Wednesday
Sep152004

« The Landlord That Ate My Father »

Um, well, yes it has been a little irregular here at TAPKAE central. Obviously there is the post-wedding afterglow, then there is having to prep the house for some new roommates, clean up in general, and even repainting our bedroom in the midst of this. Oh, and we have our day jobs too. We have thank you notes to write and send, a shitload of pictures to file through and decide what to do with, and we want to write some stuff in our wedding book. But some of that just has to wait. It has been pretty hot here, and sometimes, it's just too much to just sit around!

It has been nice to have no roommates for a couple weeks, and just the right couple of weeks at that. But we need to get back on track. The old man is getting pissy now, and wants us to pay at least $900 of rent which I elected not to pay in recent months because I needed it for my wedding. Well, he gave me no particular details on any consequences I would face, but did sort of say that he would get me back somehow. Well, now that I am in more debt, and two of his tenants have left here, he decides to cash in on this outstanding back rent. Oh, and he didn't bother to come to my wedding at all for some reason. He tells me he wanted to stay out of my way because supposedly it would be too stressful for me to see him there. Well, you know, he was WAYYYYYYY conspicuous in his absence, and there were plenty of people who asked about it, some more discreetly than others. Well, his loss. But mine too. I guess he has decided he wants to be landlord more than father. He had gotten a number of invitations and nudgings, but had made up his mind even before we officially sent invitations and reminders. So it was his decision and his alone.

So therefore, NOT ONE blood relative of mine bothered to show up. The list was short as it was, but damn. My step mom nearly didn't show up. I had to BEG her to show up, but she did. So the ONE relative of mine who bothered to come to my wedding is not even technically related to me except by a marriage that ended in divorce! My dad's parental contribution to my adult life is in the form of giving me a big break on rent here. For that I can appreciate his "sacrifice." What I can't appreciate is that he ended up inheriting the place when in fact my grandmother had expressed a desire for me to get the house. And now that he got it for absolutely nothing but yearly tax and maintenance, he still wants to charge me. Roommates I can settle on, but he refuses to honor her wish that I would be able to have at least a joint ownership in the house.

Now, I know I pay way too little, and nearly every time he comes over, he gives me a report of how much the house would rent for, and how good I have things, and I should just keep on with this and not do things to jeopardize it. Well, okay. So he gets what he wants—a steady income from me and some others, but he can't be bothered to even be vaguely parental or supportive in what must be the second most important day of my life, after getting born? Not a card, a gift, a well-wish? Maybe I thought he would have kicked down for some expenses or even lent a hand. Nope. Nothing but a belligerent passive-aggressive stab at me, saying he just figured he wasn't wanted there.
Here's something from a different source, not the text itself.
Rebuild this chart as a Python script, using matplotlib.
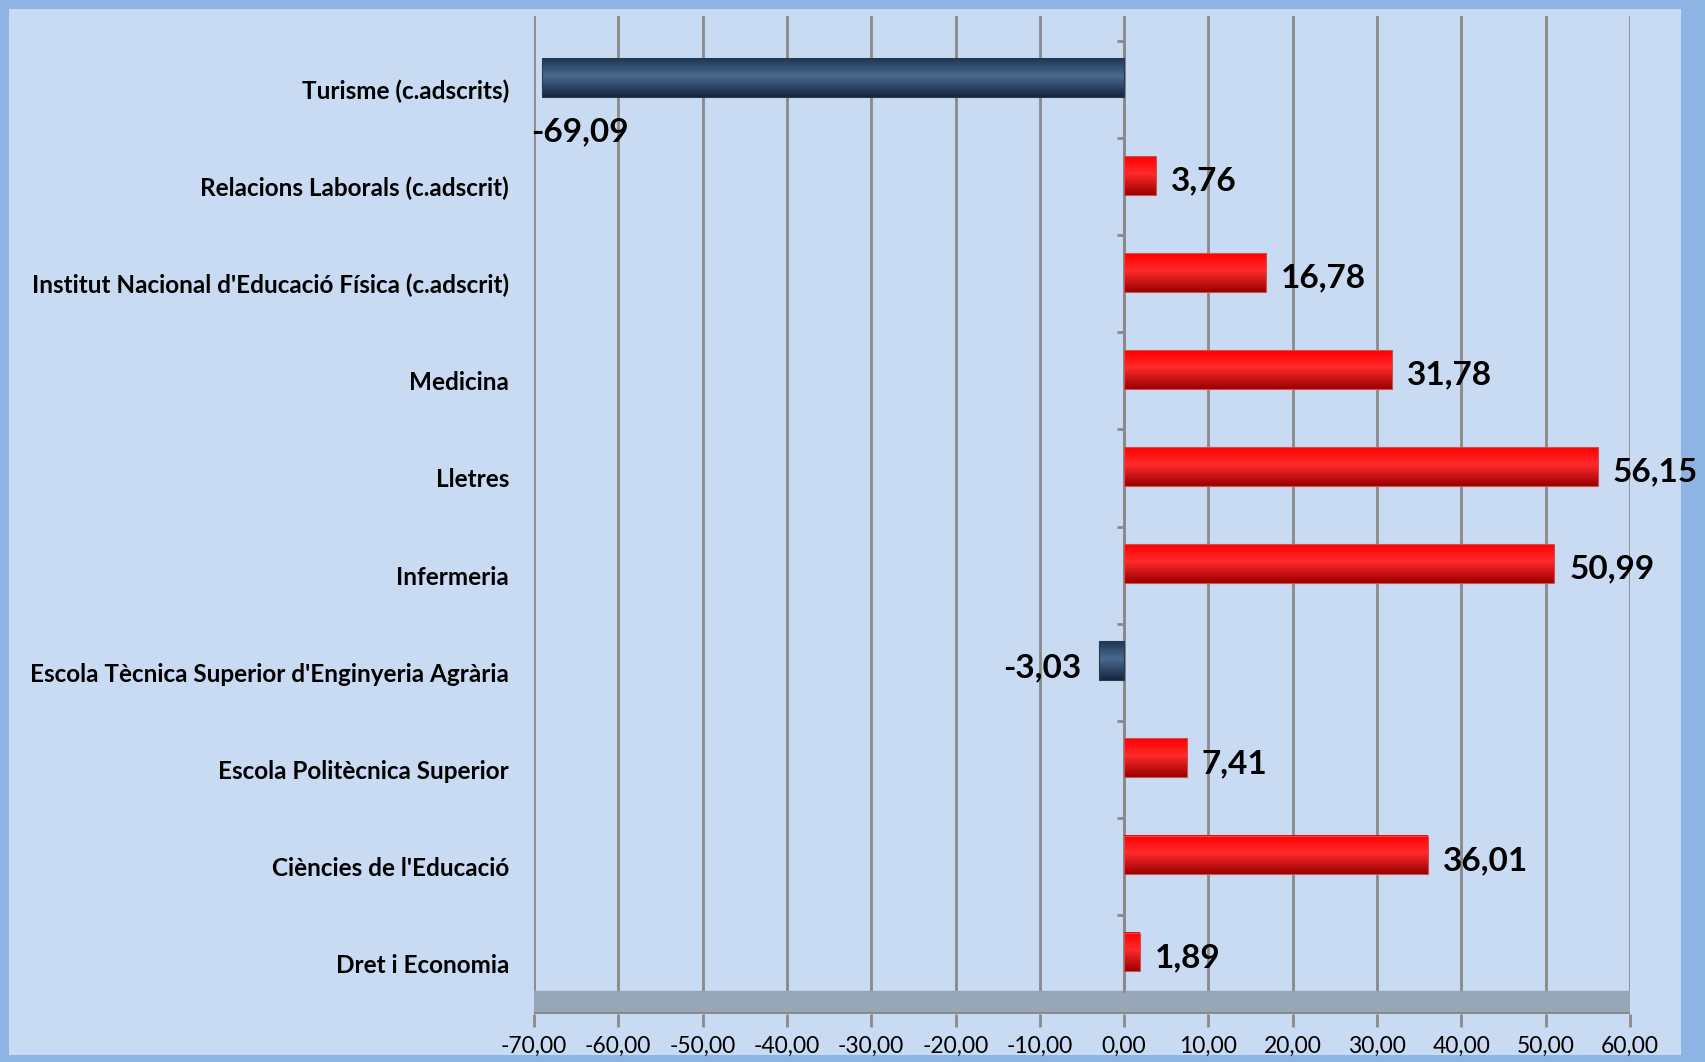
import numpy as np
import matplotlib.pyplot as plt
from matplotlib.patches import Rectangle
from matplotlib.colors import to_rgb

categories = [
    "Turisme (c.adscrits)",
    "Relacions Laborals (c.adscrit)",
    "Institut Nacional d'Educació Física (c.adscrit)",
    "Medicina",
    "Lletres",
    "Infermeria",
    "Escola Tècnica Superior d'Enginyeria Agrària",
    "Escola Politècnica Superior",
    "Ciències de l'Educació",
    "Dret i Economia",
]
values = [-69.09, 3.76, 16.78, 31.78, 56.15, 50.99, -3.03, 7.41, 36.01, 1.89]
xticks = list(range(-70, 61, 10))

W, H = 1706, 1062
fig = plt.figure(figsize=(W / 100, H / 100), dpi=100)
fig.patch.set_facecolor('#8db4e2')
fig.patches.append(Rectangle((9 / W, 1 - 1055 / H), (1681 - 9) / W, (1055 - 9) / H,
                             transform=fig.transFigure, facecolor='#c8dbf2',
                             edgecolor='none', zorder=-10))

ax = fig.add_axes([534 / W, 1 - 1014 / H, (1630 - 534) / W, (1014 - 16) / H])
ax.set_facecolor('none')

ytop, ybot = -0.757, 9.52


def gradient(top, mid, bot, n=64):
    t = np.linspace(0, 1, n)
    top, mid, bot = map(np.array, (top, mid, bot))
    rows = []
    for s in t:
        if s < 0.45:
            c = top + (mid - top) * (s / 0.45)
        else:
            c = mid + (bot - mid) * ((s - 0.45) / 0.55)
        rows.append(c)
    return np.array(rows)[:, None, :]


red_grad = gradient(to_rgb('#ff0000'), to_rgb('#ff2a2a'), to_rgb('#9a0000'))
blue_grad = gradient(to_rgb('#1f3553'), to_rgb('#4a6a90'), to_rgb('#152640'))

bar_h = 0.40
shift = -0.118
lab_fs = 24
for i, v in enumerate(values):
    yc = i + shift
    g = red_grad if v > 0 else blue_grad
    ax.imshow(g, extent=[0, v, yc + bar_h / 2, yc - bar_h / 2],
              aspect='auto', interpolation='bilinear', zorder=3)
    ax.barh(yc, v, height=bar_h, fill=False,
            edgecolor='#d05050' if v > 0 else '#2a3a50', linewidth=0.8, zorder=4)
    lab = f"{v:.2f}".replace('.', ',')
    if v >= 0:
        ax.text(v + 1.8, i - 0.06, lab, ha='left', va='center', fontsize=lab_fs,
                fontweight='bold', family='Lato', color='black', zorder=5)
    elif v < -60:
        ax.text(-70.3, i + 0.44, lab, ha='left', va='center', fontsize=lab_fs,
                fontweight='bold', family='Lato', color='black', zorder=5)
    else:
        ax.text(v - 2.0, i - 0.05, lab, ha='right', va='center', fontsize=lab_fs,
                fontweight='bold', family='Lato', color='black', zorder=5)

# vertical gridlines
for x in xticks:
    ax.plot([x, x], [ytop, ybot], color='#8a8a8a', lw=2, zorder=1)

# floor
ax.axhspan(9.28, ybot, color='#97a6b8', zorder=1.5)
ax.axhline(ybot, color='#8a8a8a', lw=3, zorder=2)

# category axis at zero with tick marks
ax.plot([0, 0], [-0.5, 9.28], color='#8a8a8a', lw=2, zorder=2)
ax.hlines(np.arange(-0.5, 9.0, 1.0), -0.9, 0, color='#8a8a8a', lw=2, zorder=2)

ax.set_xlim(-70, 60)
ax.set_ylim(ybot, ytop)
ax.set_xticks(xticks)
ax.set_xticklabels([f"{x:.2f}".replace('.', ',') for x in xticks],
                   fontsize=16.5, family='Lato')
ax.tick_params(axis='x', length=9, width=2, color='#8a8a8a', pad=7)
ax.set_yticks(range(len(categories)))
ax.set_yticklabels(categories, fontsize=17.5, fontweight='bold', family='Lato')
ax.tick_params(axis='y', length=0, pad=18)
for s in ax.spines.values():
    s.set_visible(False)

fig.savefig('out.png', dpi=100, facecolor=fig.get_facecolor())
Lots of great opportunities for psychologists here! Hey, I appreciate not having to pay out the nose to live in my hometown. And I do a lot of work here to make myself useful, but hey, lay off the bullshit, mister. Kelli wanted to know if she could rent one more room for some additional space to do her book making work, and to have more personal space. He didn't even give her an answer. Well, only four months ago we had three people living here, but since Kelli moved in, he took the opportunity to ask for more rent. The thing is, her presence here doesn't do ONE DAMNED thing to affect his cost of business. She is living in a space that I lived in for three years, and now he decided it was all of a sudden worth three times the rate I paid. But it doesn't cost him shit to have her here! And now she wants another room, which if it were to happen, would mean we had three people living here instead of four, but she hasn't gotten an answer. Now, would he revert to being content with what he got for three people for the first few years? Or would he try to keep four people here so that he could get the better rate but disadvantage Kelli and I?

There is a lot of suggestions I get that say I should just move from here so I can dodge all this mess. And intellectually I know and agree with that. But I can't see it unless something changes. Kelli and I can barely afford to live in this town on our wages. I would like to move to a more rural setting, smallish town, in part because I believe in that sort of living arrangment. But some stubborn part of me doesn't want to let go of my "inheritance" and for a guy who has only lived in three places, and this place for over six years now, I don't like the idea of pulling up and going somewhere that costs so much more and isn't as nice as what I have. So the question really is do I want to put up with this shit forever? He does speak like he is committed to providing me with a place, but it seems that he utterly ceases to be anything resembling parental. Of course, there is no guarantee that he would be if I were able to pay enough all the time to keep him at bay, or to even move out and be done with the whole deal. It's just hard for me to imagine what I would do with all that stuff I have—house full of furniture, life stuff, and a room full of musical gear. And that doesn't include Kelli's stuff! I dont know. I just can't see doing the two bedroom apartment thing.